Exercise objective
Every line containing the word "page" needs to be found and copied.

────────────────────

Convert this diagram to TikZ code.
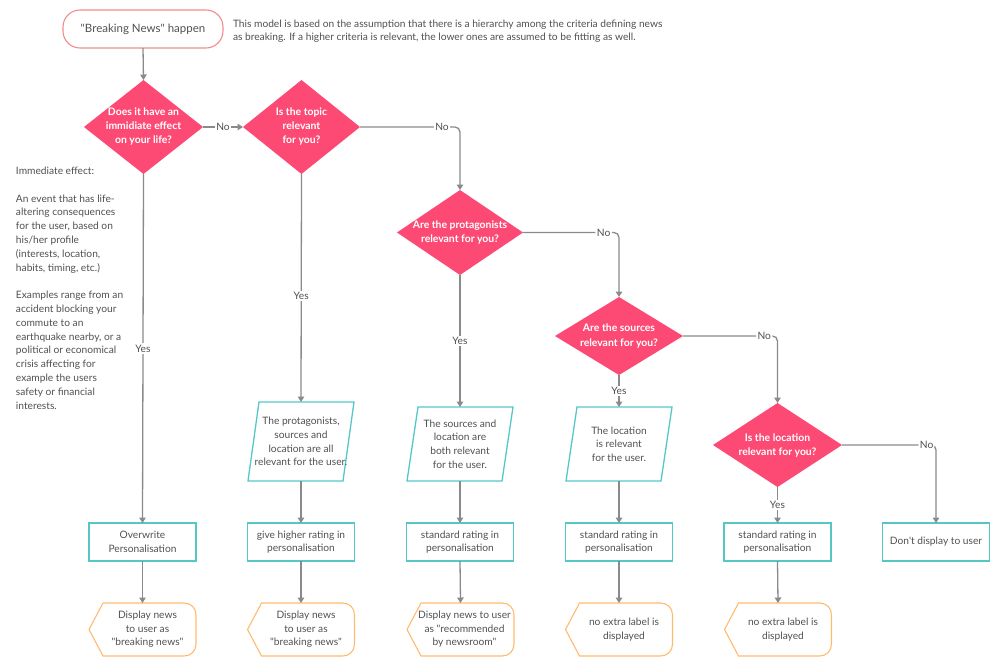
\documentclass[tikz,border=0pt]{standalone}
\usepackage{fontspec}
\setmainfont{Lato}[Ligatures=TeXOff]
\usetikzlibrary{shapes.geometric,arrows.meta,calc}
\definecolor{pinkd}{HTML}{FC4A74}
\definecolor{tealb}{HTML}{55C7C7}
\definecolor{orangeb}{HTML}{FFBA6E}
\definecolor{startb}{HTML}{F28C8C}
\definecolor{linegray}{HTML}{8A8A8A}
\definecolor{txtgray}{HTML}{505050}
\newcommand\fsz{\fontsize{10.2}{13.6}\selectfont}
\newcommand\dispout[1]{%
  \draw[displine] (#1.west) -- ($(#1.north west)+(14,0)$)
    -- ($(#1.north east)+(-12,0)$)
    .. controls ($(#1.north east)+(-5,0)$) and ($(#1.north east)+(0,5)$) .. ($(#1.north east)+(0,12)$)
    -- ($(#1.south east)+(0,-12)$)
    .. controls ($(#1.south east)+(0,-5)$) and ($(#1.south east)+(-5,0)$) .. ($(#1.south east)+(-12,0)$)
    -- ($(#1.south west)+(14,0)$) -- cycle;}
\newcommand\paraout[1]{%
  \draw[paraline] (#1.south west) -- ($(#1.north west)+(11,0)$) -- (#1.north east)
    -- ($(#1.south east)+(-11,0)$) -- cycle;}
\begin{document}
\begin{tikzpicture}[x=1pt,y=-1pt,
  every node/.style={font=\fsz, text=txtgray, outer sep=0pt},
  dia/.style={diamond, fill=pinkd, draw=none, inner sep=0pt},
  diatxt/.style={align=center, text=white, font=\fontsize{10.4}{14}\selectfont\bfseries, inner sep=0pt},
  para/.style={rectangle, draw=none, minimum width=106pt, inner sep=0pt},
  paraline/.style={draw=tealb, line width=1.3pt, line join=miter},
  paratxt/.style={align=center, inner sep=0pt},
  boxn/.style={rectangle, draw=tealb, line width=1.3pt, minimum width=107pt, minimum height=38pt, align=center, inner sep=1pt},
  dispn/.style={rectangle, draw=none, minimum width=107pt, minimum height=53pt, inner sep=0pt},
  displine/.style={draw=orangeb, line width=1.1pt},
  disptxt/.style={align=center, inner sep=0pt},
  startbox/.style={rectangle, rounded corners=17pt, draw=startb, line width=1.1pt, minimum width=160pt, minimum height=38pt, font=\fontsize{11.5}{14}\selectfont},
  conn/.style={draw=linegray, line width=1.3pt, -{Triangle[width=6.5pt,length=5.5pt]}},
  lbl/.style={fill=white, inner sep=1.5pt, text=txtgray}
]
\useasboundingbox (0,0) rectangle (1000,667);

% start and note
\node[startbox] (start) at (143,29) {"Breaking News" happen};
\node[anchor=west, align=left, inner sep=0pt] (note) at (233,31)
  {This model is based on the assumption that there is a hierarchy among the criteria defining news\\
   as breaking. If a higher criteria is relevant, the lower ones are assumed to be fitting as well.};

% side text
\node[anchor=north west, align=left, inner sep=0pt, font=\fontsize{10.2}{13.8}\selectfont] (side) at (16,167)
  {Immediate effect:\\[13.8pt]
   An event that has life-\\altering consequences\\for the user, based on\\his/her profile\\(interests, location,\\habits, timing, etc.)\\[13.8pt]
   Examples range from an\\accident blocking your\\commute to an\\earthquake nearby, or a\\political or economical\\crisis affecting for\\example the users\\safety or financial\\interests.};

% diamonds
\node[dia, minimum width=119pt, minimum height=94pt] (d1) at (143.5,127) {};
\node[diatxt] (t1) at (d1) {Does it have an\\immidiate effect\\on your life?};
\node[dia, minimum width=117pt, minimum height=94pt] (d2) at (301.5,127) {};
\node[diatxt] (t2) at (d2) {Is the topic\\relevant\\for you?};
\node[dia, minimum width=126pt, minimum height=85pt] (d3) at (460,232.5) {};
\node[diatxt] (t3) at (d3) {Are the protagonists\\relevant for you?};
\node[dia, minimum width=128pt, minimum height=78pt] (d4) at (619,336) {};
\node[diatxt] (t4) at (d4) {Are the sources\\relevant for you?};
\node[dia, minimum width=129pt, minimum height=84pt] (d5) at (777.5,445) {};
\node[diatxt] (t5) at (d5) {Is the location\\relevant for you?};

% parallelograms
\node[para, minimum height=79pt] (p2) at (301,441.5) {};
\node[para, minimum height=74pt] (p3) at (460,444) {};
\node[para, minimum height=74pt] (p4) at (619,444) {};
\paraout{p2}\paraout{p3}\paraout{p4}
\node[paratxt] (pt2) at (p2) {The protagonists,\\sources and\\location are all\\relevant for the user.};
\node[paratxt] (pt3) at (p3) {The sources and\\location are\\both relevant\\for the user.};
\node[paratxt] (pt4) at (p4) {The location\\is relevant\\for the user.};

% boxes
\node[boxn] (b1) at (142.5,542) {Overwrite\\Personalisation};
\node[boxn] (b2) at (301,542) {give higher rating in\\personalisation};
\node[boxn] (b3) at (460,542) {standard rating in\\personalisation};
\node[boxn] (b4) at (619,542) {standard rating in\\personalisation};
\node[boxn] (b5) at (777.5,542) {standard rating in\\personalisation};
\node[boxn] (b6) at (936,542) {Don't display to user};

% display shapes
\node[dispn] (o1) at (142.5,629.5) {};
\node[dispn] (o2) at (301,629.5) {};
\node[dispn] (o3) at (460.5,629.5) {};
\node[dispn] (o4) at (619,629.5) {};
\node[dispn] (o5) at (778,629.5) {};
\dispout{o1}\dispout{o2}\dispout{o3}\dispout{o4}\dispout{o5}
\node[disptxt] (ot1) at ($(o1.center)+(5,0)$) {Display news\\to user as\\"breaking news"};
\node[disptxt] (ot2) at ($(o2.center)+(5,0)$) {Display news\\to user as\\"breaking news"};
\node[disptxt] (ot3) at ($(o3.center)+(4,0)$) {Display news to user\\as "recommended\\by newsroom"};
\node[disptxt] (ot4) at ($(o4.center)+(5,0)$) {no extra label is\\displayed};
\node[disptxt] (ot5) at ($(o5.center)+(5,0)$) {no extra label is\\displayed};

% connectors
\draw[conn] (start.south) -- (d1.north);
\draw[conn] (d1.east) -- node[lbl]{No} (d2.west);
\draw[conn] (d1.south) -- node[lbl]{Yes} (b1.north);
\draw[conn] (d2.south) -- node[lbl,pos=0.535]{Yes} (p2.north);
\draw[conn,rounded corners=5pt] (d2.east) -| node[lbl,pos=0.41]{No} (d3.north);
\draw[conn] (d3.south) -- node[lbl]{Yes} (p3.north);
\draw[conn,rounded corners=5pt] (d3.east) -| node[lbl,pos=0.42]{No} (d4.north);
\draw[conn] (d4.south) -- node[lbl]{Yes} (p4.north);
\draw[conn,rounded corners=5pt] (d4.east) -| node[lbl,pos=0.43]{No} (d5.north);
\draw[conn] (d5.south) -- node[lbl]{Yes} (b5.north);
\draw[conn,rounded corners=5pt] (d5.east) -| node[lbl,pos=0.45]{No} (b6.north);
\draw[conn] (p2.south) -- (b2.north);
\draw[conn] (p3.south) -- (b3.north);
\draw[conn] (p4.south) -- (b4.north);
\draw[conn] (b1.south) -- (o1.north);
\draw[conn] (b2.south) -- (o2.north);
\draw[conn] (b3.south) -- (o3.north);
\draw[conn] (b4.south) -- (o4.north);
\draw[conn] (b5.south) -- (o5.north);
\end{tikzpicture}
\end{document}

────────────────────

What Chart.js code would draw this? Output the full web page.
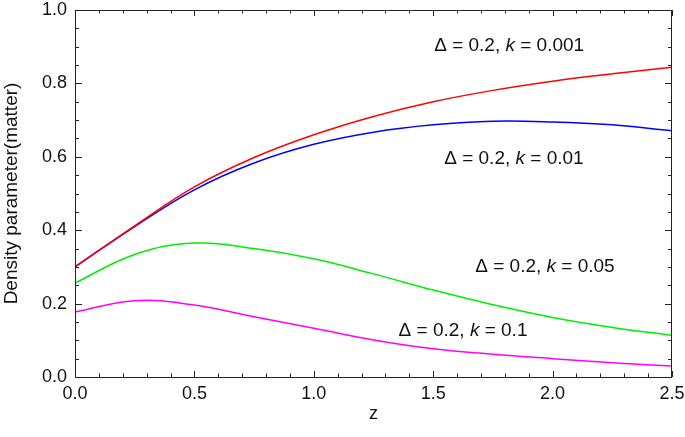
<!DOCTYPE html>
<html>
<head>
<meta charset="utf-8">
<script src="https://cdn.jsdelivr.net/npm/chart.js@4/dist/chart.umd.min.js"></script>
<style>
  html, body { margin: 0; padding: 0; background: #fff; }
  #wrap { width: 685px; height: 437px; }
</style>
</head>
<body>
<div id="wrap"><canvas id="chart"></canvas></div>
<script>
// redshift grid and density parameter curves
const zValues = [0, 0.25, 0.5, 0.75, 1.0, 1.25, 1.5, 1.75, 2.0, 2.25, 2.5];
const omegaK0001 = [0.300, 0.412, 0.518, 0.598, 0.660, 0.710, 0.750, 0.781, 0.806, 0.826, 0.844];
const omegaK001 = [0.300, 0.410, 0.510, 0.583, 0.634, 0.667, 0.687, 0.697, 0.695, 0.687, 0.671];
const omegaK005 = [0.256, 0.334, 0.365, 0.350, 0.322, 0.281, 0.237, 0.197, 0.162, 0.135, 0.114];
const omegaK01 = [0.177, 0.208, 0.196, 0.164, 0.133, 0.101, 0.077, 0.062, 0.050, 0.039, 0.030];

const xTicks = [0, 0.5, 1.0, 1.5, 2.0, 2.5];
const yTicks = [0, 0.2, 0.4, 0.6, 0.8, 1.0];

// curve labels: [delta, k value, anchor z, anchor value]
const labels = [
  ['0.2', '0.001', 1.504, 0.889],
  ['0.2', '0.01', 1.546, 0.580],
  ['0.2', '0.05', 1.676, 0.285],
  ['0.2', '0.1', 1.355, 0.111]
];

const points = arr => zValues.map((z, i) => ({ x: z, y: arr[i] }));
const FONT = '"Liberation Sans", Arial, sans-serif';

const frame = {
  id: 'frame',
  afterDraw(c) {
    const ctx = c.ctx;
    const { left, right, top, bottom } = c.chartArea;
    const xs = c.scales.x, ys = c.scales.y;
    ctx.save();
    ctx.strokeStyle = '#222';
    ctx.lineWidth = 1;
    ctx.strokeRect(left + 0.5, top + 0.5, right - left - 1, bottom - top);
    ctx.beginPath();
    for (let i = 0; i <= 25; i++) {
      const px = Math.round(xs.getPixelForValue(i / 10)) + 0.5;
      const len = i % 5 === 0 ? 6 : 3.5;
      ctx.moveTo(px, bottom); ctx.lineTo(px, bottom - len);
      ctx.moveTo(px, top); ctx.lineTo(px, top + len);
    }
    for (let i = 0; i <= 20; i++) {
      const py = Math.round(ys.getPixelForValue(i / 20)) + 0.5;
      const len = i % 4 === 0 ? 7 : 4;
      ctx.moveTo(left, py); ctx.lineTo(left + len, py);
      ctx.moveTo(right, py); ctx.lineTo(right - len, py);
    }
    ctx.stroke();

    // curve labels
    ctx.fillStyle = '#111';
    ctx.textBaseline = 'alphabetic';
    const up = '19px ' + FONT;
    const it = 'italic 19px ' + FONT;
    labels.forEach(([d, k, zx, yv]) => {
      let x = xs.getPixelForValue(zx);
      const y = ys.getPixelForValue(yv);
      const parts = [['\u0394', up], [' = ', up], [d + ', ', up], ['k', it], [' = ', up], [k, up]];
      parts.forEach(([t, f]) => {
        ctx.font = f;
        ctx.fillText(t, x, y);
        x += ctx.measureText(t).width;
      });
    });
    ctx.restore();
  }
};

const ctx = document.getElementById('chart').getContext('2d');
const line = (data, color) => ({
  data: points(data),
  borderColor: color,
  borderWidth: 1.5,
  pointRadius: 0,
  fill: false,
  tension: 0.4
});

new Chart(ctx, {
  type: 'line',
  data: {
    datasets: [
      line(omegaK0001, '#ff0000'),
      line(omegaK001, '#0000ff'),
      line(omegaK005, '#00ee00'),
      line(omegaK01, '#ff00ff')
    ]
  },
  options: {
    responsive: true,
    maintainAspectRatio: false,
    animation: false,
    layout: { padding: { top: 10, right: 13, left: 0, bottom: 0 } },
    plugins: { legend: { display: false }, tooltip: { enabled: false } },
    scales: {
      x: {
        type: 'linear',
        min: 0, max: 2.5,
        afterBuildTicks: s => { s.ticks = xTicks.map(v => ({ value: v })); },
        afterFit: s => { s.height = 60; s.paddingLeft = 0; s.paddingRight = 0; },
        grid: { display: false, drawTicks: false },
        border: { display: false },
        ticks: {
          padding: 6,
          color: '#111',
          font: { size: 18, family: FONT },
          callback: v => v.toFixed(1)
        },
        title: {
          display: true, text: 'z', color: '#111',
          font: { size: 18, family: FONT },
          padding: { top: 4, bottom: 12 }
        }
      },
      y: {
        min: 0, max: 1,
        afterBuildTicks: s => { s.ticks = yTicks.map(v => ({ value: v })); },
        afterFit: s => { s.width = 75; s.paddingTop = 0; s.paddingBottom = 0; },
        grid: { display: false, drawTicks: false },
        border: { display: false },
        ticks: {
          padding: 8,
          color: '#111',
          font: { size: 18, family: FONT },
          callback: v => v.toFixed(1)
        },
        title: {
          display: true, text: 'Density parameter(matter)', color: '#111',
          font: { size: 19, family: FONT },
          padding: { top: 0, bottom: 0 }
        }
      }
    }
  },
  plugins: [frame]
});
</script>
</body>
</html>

────────────────────

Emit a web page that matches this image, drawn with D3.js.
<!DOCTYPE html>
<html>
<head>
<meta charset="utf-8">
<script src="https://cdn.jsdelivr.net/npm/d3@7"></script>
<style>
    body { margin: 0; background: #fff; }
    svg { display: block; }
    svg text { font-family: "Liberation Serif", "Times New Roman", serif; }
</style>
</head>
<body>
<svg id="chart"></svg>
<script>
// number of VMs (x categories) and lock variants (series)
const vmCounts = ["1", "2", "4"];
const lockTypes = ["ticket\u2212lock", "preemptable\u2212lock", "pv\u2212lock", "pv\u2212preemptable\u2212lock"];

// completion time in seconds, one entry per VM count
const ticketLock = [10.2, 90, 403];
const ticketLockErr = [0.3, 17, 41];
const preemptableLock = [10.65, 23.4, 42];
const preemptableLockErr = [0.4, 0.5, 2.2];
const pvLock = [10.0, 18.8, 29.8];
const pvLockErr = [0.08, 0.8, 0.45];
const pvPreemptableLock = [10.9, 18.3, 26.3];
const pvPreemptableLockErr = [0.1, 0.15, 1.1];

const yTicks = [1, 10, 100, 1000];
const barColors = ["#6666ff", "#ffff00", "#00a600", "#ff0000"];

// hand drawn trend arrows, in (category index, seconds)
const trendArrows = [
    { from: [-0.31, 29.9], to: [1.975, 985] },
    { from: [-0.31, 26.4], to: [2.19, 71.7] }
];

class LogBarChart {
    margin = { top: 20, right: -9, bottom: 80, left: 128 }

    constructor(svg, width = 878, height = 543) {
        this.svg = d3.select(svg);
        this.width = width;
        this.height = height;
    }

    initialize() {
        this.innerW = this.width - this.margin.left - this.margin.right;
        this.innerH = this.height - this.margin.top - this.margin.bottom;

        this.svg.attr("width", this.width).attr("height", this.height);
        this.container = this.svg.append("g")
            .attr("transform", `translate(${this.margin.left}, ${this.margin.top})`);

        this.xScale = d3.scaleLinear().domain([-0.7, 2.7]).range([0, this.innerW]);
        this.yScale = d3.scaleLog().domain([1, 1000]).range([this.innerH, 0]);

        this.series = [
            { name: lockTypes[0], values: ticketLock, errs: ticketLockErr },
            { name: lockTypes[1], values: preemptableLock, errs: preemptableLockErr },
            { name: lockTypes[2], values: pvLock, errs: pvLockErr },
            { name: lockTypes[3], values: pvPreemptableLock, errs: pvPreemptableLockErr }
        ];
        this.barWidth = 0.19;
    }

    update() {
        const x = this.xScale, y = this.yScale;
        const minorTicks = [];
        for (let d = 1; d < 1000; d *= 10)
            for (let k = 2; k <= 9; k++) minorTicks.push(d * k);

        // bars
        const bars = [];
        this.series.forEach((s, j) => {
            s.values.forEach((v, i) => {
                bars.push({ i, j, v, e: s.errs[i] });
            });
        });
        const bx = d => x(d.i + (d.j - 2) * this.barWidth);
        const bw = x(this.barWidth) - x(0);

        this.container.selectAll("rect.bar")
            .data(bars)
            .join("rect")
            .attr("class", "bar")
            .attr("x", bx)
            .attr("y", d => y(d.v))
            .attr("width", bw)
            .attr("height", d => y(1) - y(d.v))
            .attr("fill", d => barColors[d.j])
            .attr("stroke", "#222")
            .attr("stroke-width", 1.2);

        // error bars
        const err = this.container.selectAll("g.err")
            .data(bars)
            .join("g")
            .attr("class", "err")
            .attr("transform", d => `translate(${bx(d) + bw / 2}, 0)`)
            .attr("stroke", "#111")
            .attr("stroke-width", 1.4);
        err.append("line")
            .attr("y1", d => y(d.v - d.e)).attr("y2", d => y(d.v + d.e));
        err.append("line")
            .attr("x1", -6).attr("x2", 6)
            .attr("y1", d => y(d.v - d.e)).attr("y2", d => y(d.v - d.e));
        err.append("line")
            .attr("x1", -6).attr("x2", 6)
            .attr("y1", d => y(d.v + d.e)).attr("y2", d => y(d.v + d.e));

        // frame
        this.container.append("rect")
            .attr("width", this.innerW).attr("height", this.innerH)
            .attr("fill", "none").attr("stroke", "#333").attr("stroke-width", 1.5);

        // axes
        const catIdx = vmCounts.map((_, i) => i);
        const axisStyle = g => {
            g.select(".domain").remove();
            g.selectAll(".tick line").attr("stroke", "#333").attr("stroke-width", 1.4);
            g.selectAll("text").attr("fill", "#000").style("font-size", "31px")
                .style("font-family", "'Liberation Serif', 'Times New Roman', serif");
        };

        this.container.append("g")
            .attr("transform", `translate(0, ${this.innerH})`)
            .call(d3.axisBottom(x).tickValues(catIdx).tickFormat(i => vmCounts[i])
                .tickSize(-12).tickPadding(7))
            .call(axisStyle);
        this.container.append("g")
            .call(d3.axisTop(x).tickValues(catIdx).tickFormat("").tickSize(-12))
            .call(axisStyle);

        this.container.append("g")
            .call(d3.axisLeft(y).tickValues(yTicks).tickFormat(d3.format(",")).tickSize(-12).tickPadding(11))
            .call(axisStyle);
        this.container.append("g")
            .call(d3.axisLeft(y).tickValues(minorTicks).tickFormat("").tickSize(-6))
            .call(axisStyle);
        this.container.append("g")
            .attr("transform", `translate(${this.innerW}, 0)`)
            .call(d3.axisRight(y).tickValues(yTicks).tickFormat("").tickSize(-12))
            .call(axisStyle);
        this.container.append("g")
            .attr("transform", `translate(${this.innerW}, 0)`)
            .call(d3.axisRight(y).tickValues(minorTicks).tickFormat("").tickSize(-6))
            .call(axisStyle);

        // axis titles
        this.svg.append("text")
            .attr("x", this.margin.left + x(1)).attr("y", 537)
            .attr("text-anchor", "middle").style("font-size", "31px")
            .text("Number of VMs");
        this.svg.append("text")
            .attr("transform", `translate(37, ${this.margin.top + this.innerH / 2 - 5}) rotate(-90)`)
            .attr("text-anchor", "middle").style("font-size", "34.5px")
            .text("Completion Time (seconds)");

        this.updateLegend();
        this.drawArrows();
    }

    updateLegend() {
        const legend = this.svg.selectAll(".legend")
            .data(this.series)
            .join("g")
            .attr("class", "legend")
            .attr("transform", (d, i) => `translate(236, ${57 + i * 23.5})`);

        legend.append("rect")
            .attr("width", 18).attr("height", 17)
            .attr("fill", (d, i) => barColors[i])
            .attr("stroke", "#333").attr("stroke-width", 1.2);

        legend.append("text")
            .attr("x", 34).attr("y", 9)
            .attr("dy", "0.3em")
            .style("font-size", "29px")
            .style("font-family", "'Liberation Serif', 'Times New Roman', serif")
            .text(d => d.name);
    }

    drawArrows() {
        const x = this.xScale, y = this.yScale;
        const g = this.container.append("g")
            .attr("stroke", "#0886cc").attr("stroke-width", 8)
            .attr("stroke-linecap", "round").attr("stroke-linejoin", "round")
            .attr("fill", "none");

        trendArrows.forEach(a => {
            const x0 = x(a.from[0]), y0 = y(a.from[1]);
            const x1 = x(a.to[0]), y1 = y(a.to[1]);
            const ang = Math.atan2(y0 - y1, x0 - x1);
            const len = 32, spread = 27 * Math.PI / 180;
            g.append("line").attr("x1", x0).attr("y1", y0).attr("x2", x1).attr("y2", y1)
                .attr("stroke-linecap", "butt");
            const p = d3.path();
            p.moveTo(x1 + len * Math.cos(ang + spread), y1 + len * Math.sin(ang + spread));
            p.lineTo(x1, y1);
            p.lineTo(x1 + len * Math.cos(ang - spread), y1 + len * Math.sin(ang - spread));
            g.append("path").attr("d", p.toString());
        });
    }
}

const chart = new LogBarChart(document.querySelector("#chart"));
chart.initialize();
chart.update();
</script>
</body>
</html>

────────────────────

Task result
What Chart.js code would draw this? Output the full web page.
Emit a web page that matches this image, drawn with D3.js.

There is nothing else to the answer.